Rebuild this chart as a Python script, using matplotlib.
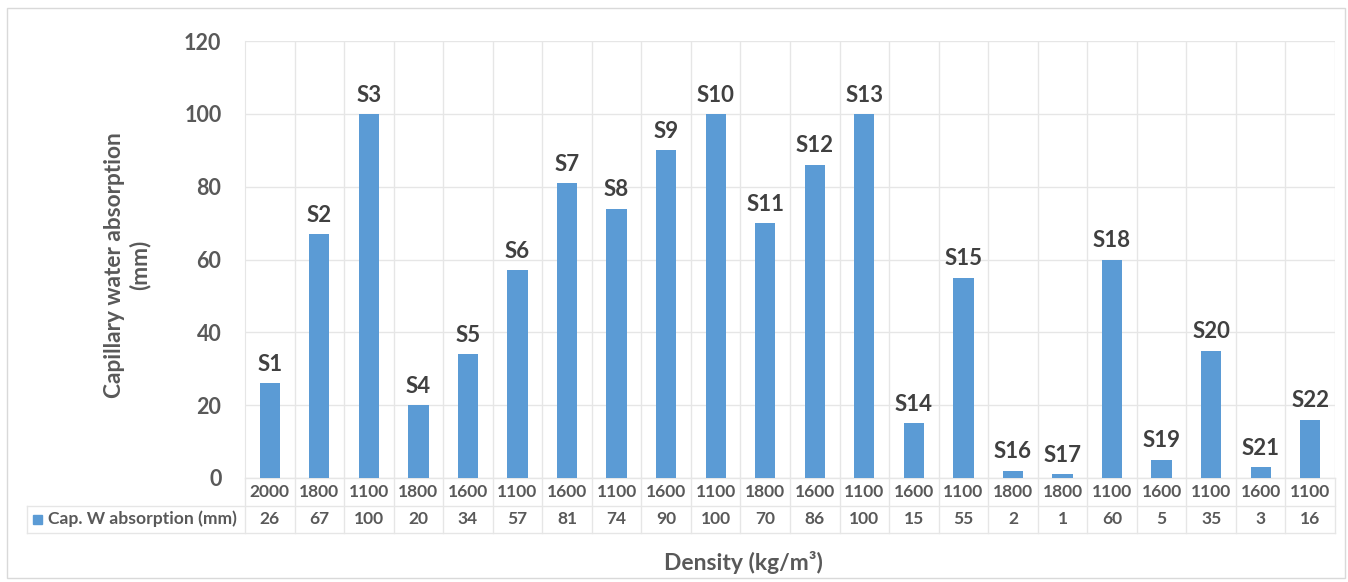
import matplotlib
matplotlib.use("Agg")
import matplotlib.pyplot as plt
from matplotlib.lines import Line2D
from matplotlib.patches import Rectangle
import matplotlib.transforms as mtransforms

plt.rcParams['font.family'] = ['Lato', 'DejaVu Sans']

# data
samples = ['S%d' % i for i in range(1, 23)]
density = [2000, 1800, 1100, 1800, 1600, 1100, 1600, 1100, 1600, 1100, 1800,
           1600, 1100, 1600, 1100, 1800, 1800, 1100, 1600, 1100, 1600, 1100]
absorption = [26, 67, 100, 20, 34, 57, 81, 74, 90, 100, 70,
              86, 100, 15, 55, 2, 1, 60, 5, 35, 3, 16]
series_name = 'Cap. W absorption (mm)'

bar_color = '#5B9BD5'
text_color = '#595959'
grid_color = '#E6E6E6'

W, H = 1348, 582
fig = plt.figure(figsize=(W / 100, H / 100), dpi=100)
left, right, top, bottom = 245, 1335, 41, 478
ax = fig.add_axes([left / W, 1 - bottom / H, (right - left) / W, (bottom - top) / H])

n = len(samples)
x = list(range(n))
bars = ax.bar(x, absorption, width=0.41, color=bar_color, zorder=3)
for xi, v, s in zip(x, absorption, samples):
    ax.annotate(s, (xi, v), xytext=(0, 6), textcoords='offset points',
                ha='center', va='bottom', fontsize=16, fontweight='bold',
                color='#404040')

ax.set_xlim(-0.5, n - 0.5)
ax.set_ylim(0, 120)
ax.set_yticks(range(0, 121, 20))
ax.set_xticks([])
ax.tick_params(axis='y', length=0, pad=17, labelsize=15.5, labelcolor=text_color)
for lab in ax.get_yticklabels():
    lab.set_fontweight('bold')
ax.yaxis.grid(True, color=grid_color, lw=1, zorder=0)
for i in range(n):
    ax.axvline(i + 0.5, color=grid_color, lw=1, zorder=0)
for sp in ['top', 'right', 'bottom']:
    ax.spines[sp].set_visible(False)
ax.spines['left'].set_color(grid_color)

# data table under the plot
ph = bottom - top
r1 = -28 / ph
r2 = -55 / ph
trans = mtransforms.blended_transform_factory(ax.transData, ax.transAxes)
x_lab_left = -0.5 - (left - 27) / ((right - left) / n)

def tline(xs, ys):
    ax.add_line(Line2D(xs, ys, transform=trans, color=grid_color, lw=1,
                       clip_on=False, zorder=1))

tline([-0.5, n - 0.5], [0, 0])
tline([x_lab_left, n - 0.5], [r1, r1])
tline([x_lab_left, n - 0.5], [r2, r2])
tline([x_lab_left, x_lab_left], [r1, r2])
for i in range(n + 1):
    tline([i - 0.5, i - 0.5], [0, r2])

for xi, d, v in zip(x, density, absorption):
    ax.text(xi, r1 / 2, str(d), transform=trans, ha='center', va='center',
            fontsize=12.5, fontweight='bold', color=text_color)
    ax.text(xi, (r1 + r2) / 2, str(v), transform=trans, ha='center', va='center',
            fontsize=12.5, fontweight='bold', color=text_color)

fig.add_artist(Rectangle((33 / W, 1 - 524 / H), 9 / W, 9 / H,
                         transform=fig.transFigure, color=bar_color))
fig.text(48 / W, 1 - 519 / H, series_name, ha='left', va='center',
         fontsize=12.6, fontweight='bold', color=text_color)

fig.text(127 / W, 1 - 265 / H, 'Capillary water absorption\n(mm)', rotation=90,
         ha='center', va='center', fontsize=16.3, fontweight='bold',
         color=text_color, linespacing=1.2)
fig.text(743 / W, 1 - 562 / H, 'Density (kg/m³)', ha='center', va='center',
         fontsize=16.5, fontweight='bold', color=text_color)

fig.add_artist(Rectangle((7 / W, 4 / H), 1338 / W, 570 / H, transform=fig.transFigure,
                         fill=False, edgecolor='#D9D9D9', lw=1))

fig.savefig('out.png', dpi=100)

....

What you will do: Write out exactly the lines between the start of the data and the line with "plt.rcParams['font.family'] = ['Lato', 'DejaVu", including both, but none of the pictures.

Reply:
Rebuild this chart as a Python script, using matplotlib.
import matplotlib
matplotlib.use("Agg")
import matplotlib.pyplot as plt
from matplotlib.lines import Line2D
from matplotlib.patches import Rectangle
import matplotlib.transforms as mtransforms

plt.rcParams['font.family'] = ['Lato', 'DejaVu Sans']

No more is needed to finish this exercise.